Comment désespérer d’une nation qui a sous les yeux de pareils témoignages de son ancienne grandeur ? Sans doute, la Perse sommeille aujourd’hui, la diplomatie anglaise et moscovite la domine ; ses châhzadehs et ses khâns, divisés en deux partis, servent tour à tour les vues de la politique russe ou les intérêts du commerce anglais. On répugne à croire cependant qu’un état qui ne compte pas moins de vingt-cinq siècles d’existence va s’éteindre ainsi dans un incurable engourdissement.
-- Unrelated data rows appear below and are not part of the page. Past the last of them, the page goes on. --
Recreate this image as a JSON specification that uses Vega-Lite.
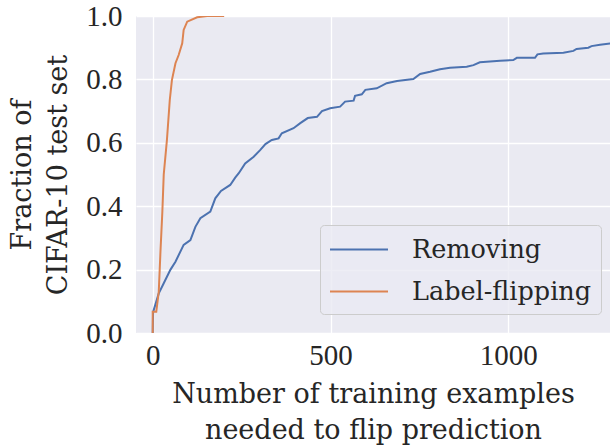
{
  "$schema": "https://vega.github.io/schema/vega-lite/v6.json",
  "width": 474,
  "height": 317,
  "autosize": {"type": "none"},
  "padding": {"left": 136, "top": 16, "right": 0, "bottom": 115},
  "background": "white",
  "config": {
    "view": {"fill": "#eaeaf2", "stroke": null},
    "font": "Liberation Serif",
    "axis": {
      "grid": true, "gridColor": "white", "gridWidth": 1.3,
      "domain": false, "ticks": false,
      "labelFont": "Liberation Serif", "labelFontSize": 29, "labelColor": "#262626",
      "titleFont": "DejaVu Serif", "titleFontSize": 27, "titleFontWeight": "normal", "titleColor": "#262626",
      "titleLineHeight": 36
    },
    "legend": {
      "labelFont": "DejaVu Serif", "labelFontSize": 25.5, "labelColor": "#262626", "labelLimit": 400
    }
  },
  "data": {
    "values": [
      {"method": "Removing", "x": 0, "y": 0.0},
      {"method": "Removing", "x": 1, "y": 0.065},
      {"method": "Removing", "x": 3, "y": 0.073},
      {"method": "Removing", "x": 17, "y": 0.125},
      {"method": "Removing", "x": 31, "y": 0.157},
      {"method": "Removing", "x": 50, "y": 0.2},
      {"method": "Removing", "x": 64, "y": 0.225},
      {"method": "Removing", "x": 87, "y": 0.278},
      {"method": "Removing", "x": 106, "y": 0.293},
      {"method": "Removing", "x": 120, "y": 0.335},
      {"method": "Removing", "x": 134, "y": 0.362},
      {"method": "Removing", "x": 162, "y": 0.383},
      {"method": "Removing", "x": 176, "y": 0.425},
      {"method": "Removing", "x": 192, "y": 0.448},
      {"method": "Removing", "x": 218, "y": 0.467},
      {"method": "Removing", "x": 232, "y": 0.49},
      {"method": "Removing", "x": 242, "y": 0.504},
      {"method": "Removing", "x": 260, "y": 0.535},
      {"method": "Removing", "x": 284, "y": 0.556},
      {"method": "Removing", "x": 302, "y": 0.577},
      {"method": "Removing", "x": 317, "y": 0.596},
      {"method": "Removing", "x": 335, "y": 0.609},
      {"method": "Removing", "x": 354, "y": 0.614},
      {"method": "Removing", "x": 363, "y": 0.63},
      {"method": "Removing", "x": 396, "y": 0.646},
      {"method": "Removing", "x": 415, "y": 0.662},
      {"method": "Removing", "x": 436, "y": 0.678},
      {"method": "Removing", "x": 462, "y": 0.682},
      {"method": "Removing", "x": 476, "y": 0.7},
      {"method": "Removing", "x": 499, "y": 0.709},
      {"method": "Removing", "x": 527, "y": 0.714},
      {"method": "Removing", "x": 541, "y": 0.73},
      {"method": "Removing", "x": 565, "y": 0.733},
      {"method": "Removing", "x": 569, "y": 0.748},
      {"method": "Removing", "x": 588, "y": 0.753},
      {"method": "Removing", "x": 598, "y": 0.767},
      {"method": "Removing", "x": 630, "y": 0.772},
      {"method": "Removing", "x": 658, "y": 0.788},
      {"method": "Removing", "x": 687, "y": 0.795},
      {"method": "Removing", "x": 733, "y": 0.801},
      {"method": "Removing", "x": 752, "y": 0.817},
      {"method": "Removing", "x": 780, "y": 0.824},
      {"method": "Removing", "x": 808, "y": 0.832},
      {"method": "Removing", "x": 836, "y": 0.837},
      {"method": "Removing", "x": 883, "y": 0.84},
      {"method": "Removing", "x": 902, "y": 0.845},
      {"method": "Removing", "x": 920, "y": 0.854},
      {"method": "Removing", "x": 977, "y": 0.859},
      {"method": "Removing", "x": 1014, "y": 0.861},
      {"method": "Removing", "x": 1024, "y": 0.868},
      {"method": "Removing", "x": 1075, "y": 0.868},
      {"method": "Removing", "x": 1082, "y": 0.879},
      {"method": "Removing", "x": 1098, "y": 0.882},
      {"method": "Removing", "x": 1155, "y": 0.884},
      {"method": "Removing", "x": 1183, "y": 0.89},
      {"method": "Removing", "x": 1192, "y": 0.896},
      {"method": "Removing", "x": 1225, "y": 0.9},
      {"method": "Removing", "x": 1234, "y": 0.905},
      {"method": "Removing", "x": 1258, "y": 0.909},
      {"method": "Removing", "x": 1295, "y": 0.915},
      {"method": "Label-flipping", "x": 0, "y": 0.0},
      {"method": "Label-flipping", "x": 0, "y": 0.067},
      {"method": "Label-flipping", "x": 10, "y": 0.067},
      {"method": "Label-flipping", "x": 17, "y": 0.13},
      {"method": "Label-flipping", "x": 22, "y": 0.262},
      {"method": "Label-flipping", "x": 27, "y": 0.38},
      {"method": "Label-flipping", "x": 31, "y": 0.5},
      {"method": "Label-flipping", "x": 40, "y": 0.609},
      {"method": "Label-flipping", "x": 48, "y": 0.735},
      {"method": "Label-flipping", "x": 54, "y": 0.798},
      {"method": "Label-flipping", "x": 64, "y": 0.851},
      {"method": "Label-flipping", "x": 73, "y": 0.877},
      {"method": "Label-flipping", "x": 83, "y": 0.914},
      {"method": "Label-flipping", "x": 87, "y": 0.956},
      {"method": "Label-flipping", "x": 97, "y": 0.982},
      {"method": "Label-flipping", "x": 125, "y": 0.996},
      {"method": "Label-flipping", "x": 153, "y": 1.0},
      {"method": "Label-flipping", "x": 201, "y": 1.0}
    ]
  },
  "mark": {"type": "line", "strokeWidth": 2, "clip": true},
  "encoding": {
    "x": {
      "field": "x", "type": "quantitative",
      "scale": {"domain": [-47, 1286], "nice": false, "zero": false},
      "axis": {"values": [0, 500, 1000], "format": "d", "title": ["Number of training examples", "needed to flip prediction"], "labelPadding": 8, "titlePadding": 11}
    },
    "y": {
      "field": "y", "type": "quantitative",
      "scale": {"domain": [0, 1], "nice": false},
      "axis": {"values": [0, 0.2, 0.4, 0.6, 0.8, 1.0], "format": ".1f", "title": ["Fraction of", "CIFAR-10 test set"], "labelPadding": 14, "titlePadding": 13}
    },
    "color": {
      "field": "method", "type": "nominal",
      "scale": {"domain": ["Removing", "Label-flipping"], "range": ["#4c72b0", "#dd8452"]},
      "legend": {
        "title": null, "orient": "none", "legendX": 184, "legendY": 209,
        "padding": 9, "fillColor": "rgba(234,234,242,0.8)", "strokeColor": "#cccccc", "cornerRadius": 4,
        "symbolType": "M-1,0H3", "symbolSize": 841, "symbolStrokeWidth": 2, "labelOffset": 52, "rowPadding": 13
      }
    },
    "order": {"field": "x"}
  }
}
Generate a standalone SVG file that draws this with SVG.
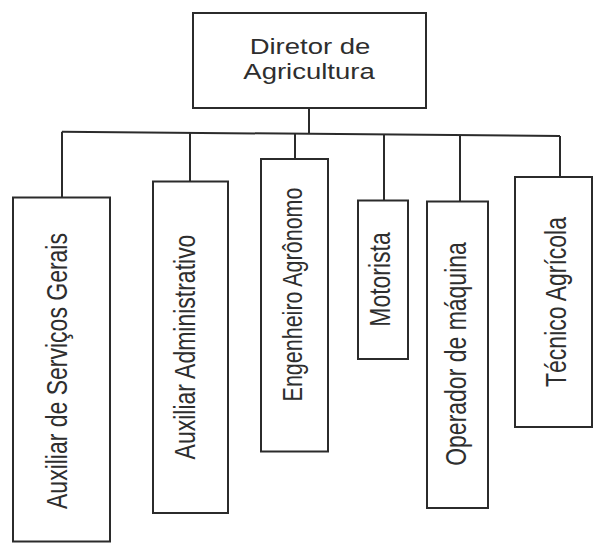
<svg xmlns="http://www.w3.org/2000/svg" width="595" height="543" viewBox="0 0 595 543">
<style>
.box{fill:#fff;stroke:#2b2b2b;stroke-width:2}
.lbl{font-family:"Liberation Sans",Arial,sans-serif;fill:#2e2e2e;text-anchor:middle}
.rot{font-size:23px}
.hz{font-size:22px}
.con{stroke:#2b2b2b;stroke-width:2;fill:none}
</style>
<rect width="595" height="543" fill="#fff"/>
<g id="connectors">
<line class="con" x1="309" y1="108" x2="309" y2="134"/>
<line class="con" x1="62" y1="131.7" x2="560" y2="136"/>
<line class="con" x1="62" y1="131.7" x2="62" y2="197.5"/>
<line class="con" x1="190" y1="132.8" x2="190" y2="181.5"/>
<line class="con" x1="295" y1="133.7" x2="295" y2="159"/>
<line class="con" x1="384" y1="134.5" x2="384" y2="200.5"/>
<line class="con" x1="460" y1="135.1" x2="460" y2="201.5"/>
<line class="con" x1="560" y1="136" x2="560" y2="177"/>
</g>
<g id="diretor">
<rect class="box" x="193" y="13" width="233" height="95"/>
<text class="lbl hz" transform="translate(310,54) scale(1.25,1)">Diretor de</text>
<text class="lbl hz" transform="translate(309,79) scale(1.25,1)">Agricultura</text>
</g>
<g id="aux-servicos">
<rect class="box" x="13" y="197.5" width="97" height="344"/>
<text class="lbl rot" transform="translate(67,371) scale(1.25,1) rotate(-90)">Auxiliar de Serviços Gerais</text>
</g>
<g id="aux-admin">
<rect class="box" x="153" y="181.5" width="75" height="331.5"/>
<text class="lbl rot" transform="translate(195,347) scale(1.25,1) rotate(-90)">Auxiliar Administrativo</text>
</g>
<g id="engenheiro">
<rect class="box" x="261" y="159" width="67" height="292.5"/>
<text class="lbl rot" style="font-size:21.5px" transform="translate(302,294.5) scale(1.3,1) rotate(-90)">Engenheiro Agrônomo</text>
</g>
<g id="motorista">
<rect class="box" x="358" y="200.5" width="50" height="158.5"/>
<text class="lbl rot" transform="translate(390,279.5) scale(1.25,1) rotate(-90)">Motorista</text>
</g>
<g id="operador">
<rect class="box" x="427" y="201.5" width="61" height="306.5"/>
<text class="lbl rot" transform="translate(466,354) scale(1.25,1) rotate(-90)">Operador de máquina</text>
</g>
<g id="tecnico">
<rect class="box" x="515" y="177" width="77" height="250"/>
<text class="lbl rot" transform="translate(566,302) scale(1.25,1) rotate(-90)">Técnico Agrícola</text>
</g>
</svg>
Les nations orientales, habituées au régime despotique, prospèrent ou végètent selon les chefs qui se succèdent à leur tête. Il en a été ainsi de la nation persane, si brillante sous les Sophis, si faible sous les Kadjars. Qu’un chef vigoureux prenne en main ses destinées, et peut-être la verra-t-on se réveiller alors, grande par les arts comme sous les Sophis, ou par la guerre comme sous Nâdir-Châh.

Eugène Flandin.

  1. Voyez les livraisons du 15 mai et du 15 septembre 1851.
  2. On raconte que c’est à un riche marchand nommé Avadik que l’église de Djoulfah doit ces peintures. Ce marchand avait voyagé en Italie, et les chefs-d’œuvre de l’école italienne l’avaient vivement frappé. De retour à Djoulfah, il réussit, à force de supplications et peut-être d’argent, à vaincre la résistance du clergé arménien, et la blancheur immaculée du sanctuaire de Djoulfah disparut sous une profusion de peintures, malheureusement insignifiantes.
  3. Voyez, dans les livraisons de la Revue du 1er juillet et du 1er août 1850, la relation de notre séjour à Persépolis.
  4. Littéralement pays de la chaleur.
  5. Les Anglais ont tenté plusieurs fois de remonter l’Euphrate, afin d’établir une ligne de communication directe entre la Méditerranée et les Indes par la Syrie et le golfe Persique. Cette voie eût été la plus courte pour se rendre dans leurs possessions du continent asiatique; mais ils durent s’arrêter devant les cataractes qui entravent le lit du fleuve, et sur lesquelles ils perdirent même un de leurs bateaux à vapeur.
  6. Instructeurs militaires.
  7. Voyez, sur le Châh-Nameh de Firdousi, la Revue du 15 août et du 1er septembre 1839. Firdousi employa plus de trente années à écrire ce poème, qui contient plus de dix mille vers.